[start]

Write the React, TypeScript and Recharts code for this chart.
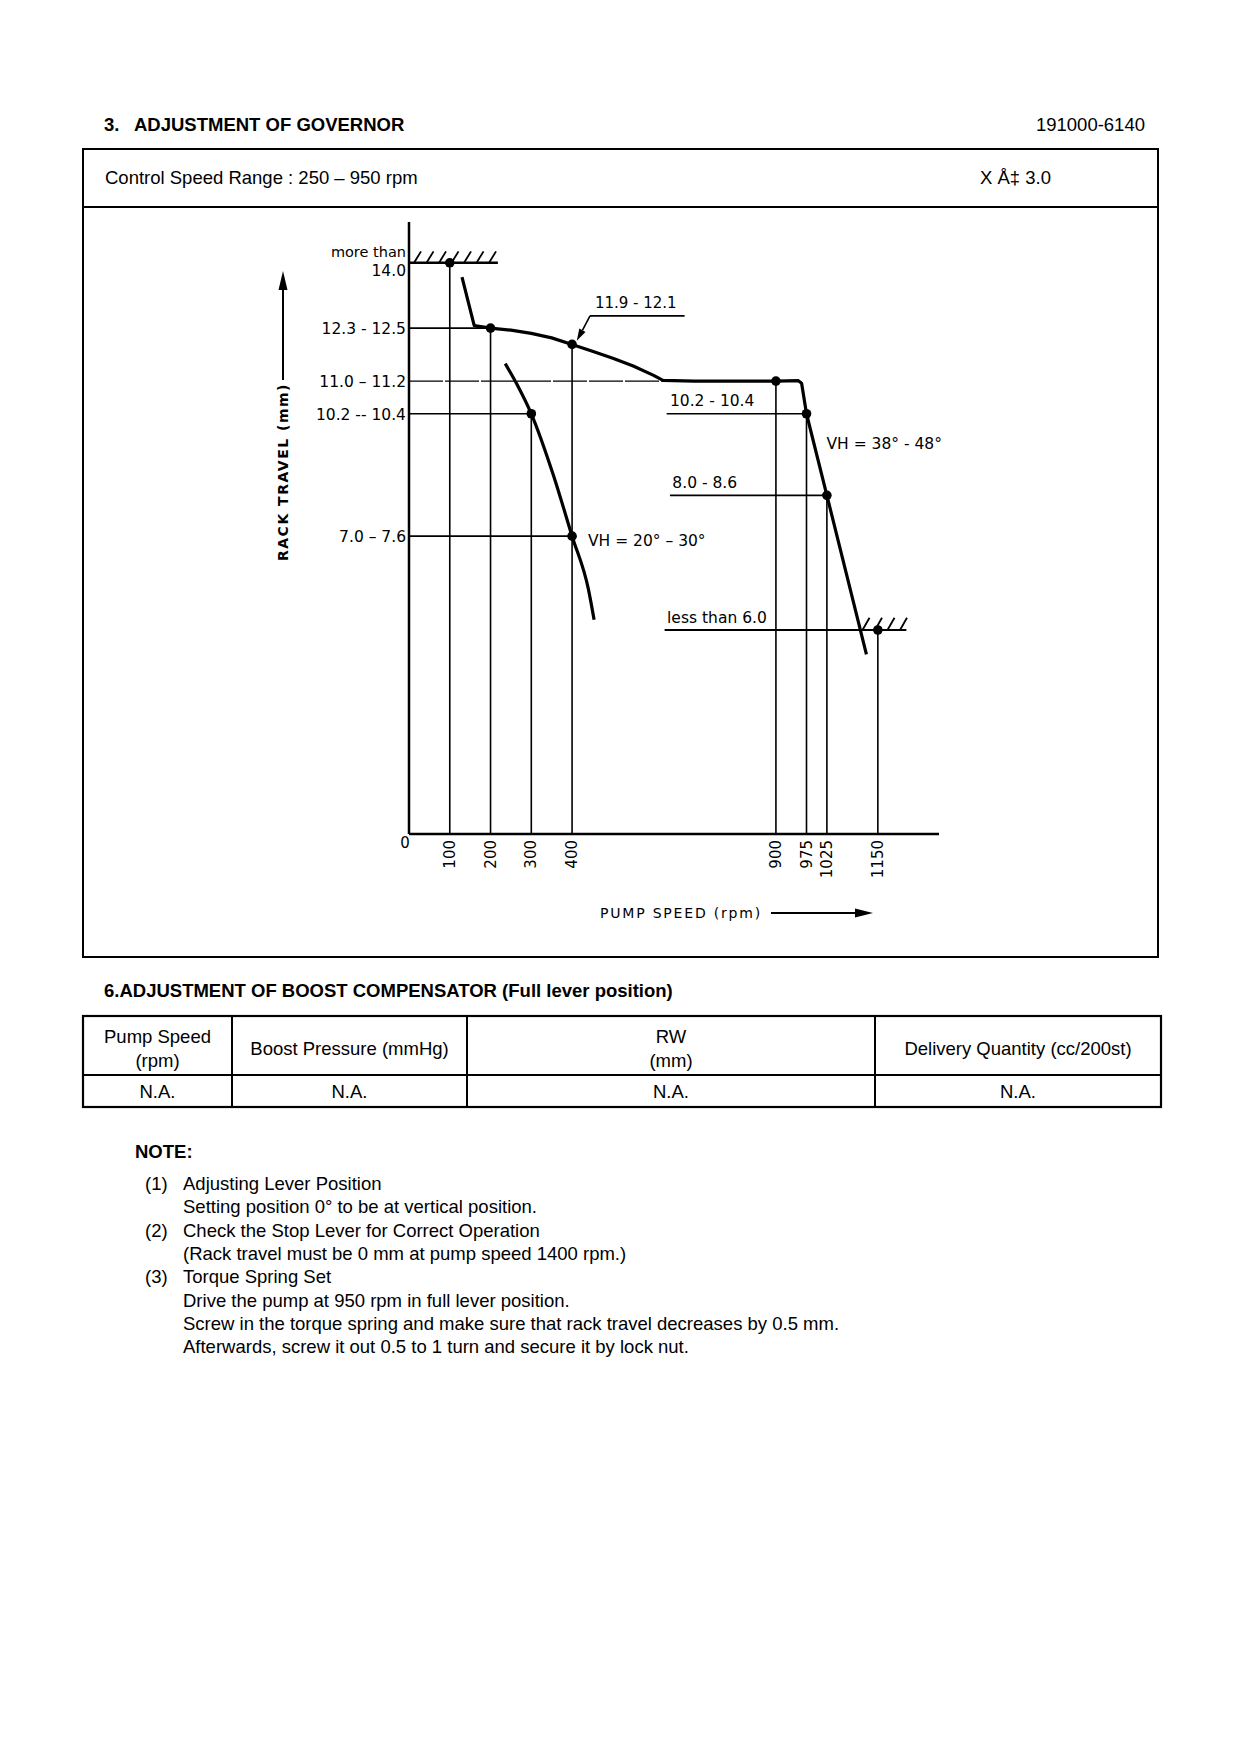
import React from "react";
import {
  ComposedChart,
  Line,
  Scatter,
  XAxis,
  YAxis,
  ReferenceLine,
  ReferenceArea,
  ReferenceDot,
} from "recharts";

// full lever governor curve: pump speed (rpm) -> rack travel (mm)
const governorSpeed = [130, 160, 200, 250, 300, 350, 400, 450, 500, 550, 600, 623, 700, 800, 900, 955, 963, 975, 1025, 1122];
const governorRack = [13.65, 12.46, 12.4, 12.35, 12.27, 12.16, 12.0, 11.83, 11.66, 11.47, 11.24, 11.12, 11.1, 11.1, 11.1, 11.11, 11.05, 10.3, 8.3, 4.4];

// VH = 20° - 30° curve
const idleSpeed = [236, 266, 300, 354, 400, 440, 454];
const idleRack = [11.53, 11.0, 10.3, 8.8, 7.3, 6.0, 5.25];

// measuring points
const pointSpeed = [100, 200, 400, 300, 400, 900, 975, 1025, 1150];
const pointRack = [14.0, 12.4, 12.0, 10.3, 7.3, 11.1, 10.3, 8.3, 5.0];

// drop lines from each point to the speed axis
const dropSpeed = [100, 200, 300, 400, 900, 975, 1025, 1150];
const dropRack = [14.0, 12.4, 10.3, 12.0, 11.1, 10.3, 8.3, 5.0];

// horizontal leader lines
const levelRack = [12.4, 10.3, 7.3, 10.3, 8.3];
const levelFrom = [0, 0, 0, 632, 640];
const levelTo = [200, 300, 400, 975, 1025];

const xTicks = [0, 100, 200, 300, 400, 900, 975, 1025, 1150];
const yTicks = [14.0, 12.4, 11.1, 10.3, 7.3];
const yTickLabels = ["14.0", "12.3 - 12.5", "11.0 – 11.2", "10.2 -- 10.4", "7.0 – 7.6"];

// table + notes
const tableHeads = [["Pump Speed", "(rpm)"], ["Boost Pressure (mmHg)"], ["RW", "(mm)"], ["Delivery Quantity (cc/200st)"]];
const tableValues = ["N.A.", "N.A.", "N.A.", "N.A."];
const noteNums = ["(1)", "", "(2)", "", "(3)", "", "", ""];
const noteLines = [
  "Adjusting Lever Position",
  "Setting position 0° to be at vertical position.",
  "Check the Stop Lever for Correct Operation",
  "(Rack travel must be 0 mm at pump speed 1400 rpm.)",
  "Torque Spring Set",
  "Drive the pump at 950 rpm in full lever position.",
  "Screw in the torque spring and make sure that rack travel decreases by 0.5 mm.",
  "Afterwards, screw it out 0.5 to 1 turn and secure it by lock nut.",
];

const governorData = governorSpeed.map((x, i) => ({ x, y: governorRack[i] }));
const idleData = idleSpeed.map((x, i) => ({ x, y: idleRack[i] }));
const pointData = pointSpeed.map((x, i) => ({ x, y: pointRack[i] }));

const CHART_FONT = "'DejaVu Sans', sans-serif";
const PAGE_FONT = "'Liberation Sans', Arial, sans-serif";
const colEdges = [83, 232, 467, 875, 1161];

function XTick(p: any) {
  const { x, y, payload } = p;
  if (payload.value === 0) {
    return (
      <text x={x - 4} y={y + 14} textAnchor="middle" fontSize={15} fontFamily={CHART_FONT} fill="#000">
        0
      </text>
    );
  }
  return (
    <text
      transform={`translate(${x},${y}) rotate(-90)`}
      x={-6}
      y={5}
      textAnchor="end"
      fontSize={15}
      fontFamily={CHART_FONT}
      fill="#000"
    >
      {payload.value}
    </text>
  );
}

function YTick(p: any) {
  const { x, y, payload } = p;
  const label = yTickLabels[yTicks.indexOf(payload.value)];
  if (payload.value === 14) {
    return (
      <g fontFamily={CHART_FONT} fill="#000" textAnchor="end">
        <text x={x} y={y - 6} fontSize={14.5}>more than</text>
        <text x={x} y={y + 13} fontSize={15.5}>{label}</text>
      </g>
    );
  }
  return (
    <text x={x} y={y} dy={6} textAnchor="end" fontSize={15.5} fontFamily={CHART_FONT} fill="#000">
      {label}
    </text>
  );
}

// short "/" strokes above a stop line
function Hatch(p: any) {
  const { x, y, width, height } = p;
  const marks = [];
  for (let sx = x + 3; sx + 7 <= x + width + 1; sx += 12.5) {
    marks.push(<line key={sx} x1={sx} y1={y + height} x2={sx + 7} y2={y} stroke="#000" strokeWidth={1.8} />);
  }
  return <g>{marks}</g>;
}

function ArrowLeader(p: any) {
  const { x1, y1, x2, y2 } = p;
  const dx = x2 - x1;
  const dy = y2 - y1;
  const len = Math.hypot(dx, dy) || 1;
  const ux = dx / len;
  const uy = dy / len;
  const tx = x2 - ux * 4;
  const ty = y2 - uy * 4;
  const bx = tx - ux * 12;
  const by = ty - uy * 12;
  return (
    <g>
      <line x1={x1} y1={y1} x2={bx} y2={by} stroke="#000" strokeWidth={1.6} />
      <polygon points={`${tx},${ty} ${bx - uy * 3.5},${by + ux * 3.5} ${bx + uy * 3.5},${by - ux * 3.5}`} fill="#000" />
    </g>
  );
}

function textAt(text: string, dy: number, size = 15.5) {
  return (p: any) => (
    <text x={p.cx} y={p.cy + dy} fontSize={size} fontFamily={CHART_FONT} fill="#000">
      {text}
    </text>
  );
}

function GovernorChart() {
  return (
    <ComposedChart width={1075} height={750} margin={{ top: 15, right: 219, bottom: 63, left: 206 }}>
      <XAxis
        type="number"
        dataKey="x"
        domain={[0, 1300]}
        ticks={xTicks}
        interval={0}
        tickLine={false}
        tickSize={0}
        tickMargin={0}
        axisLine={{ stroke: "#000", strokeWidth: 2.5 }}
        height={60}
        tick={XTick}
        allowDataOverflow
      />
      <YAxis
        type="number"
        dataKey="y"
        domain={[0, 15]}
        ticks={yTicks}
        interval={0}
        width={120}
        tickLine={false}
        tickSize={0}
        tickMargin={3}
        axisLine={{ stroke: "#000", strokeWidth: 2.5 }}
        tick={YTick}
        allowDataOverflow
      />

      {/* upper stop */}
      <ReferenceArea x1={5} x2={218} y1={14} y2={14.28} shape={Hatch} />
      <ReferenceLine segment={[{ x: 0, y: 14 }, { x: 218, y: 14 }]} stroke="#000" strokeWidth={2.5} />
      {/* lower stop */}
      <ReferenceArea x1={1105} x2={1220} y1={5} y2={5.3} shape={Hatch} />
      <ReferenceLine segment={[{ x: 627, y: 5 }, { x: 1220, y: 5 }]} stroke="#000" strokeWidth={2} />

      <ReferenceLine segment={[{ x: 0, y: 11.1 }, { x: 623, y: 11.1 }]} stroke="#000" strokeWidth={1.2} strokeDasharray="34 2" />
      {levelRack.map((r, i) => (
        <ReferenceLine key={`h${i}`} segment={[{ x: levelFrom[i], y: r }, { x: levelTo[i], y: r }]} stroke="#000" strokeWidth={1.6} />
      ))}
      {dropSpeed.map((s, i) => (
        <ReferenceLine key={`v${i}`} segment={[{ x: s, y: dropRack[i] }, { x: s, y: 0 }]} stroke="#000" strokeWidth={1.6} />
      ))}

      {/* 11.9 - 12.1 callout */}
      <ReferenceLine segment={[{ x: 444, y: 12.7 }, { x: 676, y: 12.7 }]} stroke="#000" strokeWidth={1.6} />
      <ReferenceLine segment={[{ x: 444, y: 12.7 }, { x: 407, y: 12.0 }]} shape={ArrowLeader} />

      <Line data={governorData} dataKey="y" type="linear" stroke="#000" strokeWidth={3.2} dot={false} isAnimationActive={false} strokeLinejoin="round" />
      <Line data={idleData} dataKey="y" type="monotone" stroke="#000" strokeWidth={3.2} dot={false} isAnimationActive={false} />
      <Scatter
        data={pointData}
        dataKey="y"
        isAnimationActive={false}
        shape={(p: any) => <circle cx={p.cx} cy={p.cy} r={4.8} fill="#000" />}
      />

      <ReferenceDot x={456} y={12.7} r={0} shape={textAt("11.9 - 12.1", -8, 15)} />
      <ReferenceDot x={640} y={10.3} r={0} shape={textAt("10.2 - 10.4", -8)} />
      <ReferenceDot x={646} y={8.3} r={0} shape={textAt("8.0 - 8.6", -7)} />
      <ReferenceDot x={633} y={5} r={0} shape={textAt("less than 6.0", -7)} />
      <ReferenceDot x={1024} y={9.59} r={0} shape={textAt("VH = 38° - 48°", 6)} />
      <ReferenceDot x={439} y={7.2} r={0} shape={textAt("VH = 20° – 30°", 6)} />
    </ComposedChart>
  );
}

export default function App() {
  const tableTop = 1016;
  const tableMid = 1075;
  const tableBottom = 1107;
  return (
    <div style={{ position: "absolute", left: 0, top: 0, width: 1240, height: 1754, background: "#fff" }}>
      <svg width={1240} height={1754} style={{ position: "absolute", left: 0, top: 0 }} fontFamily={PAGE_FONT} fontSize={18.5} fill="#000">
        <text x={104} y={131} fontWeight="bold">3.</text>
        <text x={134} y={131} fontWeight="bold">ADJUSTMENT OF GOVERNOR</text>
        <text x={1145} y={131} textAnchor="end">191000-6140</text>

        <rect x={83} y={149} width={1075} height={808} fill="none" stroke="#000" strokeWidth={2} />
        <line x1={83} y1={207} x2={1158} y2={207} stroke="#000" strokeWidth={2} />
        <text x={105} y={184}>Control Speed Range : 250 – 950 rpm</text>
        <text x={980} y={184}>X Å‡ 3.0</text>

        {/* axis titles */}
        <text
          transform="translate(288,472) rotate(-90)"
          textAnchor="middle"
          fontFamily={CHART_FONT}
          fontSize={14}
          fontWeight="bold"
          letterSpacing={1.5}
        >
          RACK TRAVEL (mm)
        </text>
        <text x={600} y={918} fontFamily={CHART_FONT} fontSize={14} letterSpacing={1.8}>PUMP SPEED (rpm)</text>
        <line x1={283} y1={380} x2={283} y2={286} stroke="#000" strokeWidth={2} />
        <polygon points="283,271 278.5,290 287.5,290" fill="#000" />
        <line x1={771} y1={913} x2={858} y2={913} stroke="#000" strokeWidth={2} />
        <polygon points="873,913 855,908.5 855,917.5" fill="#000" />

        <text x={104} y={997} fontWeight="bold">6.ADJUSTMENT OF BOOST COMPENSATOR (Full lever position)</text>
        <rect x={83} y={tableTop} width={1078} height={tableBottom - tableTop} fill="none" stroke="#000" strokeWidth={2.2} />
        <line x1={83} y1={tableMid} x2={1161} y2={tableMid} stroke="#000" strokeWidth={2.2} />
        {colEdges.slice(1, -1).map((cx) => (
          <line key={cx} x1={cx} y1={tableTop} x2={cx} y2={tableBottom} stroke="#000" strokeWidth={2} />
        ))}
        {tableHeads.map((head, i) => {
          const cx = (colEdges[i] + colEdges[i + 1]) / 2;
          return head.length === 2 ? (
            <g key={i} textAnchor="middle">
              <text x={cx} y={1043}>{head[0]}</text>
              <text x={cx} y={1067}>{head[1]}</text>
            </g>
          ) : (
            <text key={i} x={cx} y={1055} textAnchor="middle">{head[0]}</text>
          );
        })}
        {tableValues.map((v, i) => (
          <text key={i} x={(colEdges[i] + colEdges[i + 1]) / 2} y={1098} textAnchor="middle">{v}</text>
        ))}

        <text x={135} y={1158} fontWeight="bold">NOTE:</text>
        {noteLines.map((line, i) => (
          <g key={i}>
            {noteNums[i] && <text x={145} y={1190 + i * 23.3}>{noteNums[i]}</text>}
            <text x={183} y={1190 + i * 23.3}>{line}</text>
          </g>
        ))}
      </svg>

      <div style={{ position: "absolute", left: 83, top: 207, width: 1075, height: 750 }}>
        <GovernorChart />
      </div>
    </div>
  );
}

[end]

### Aim
Pull out every line above that holds the word "React".

### Exercise solution
Write the React, TypeScript and Recharts code for this chart.
import React from "react";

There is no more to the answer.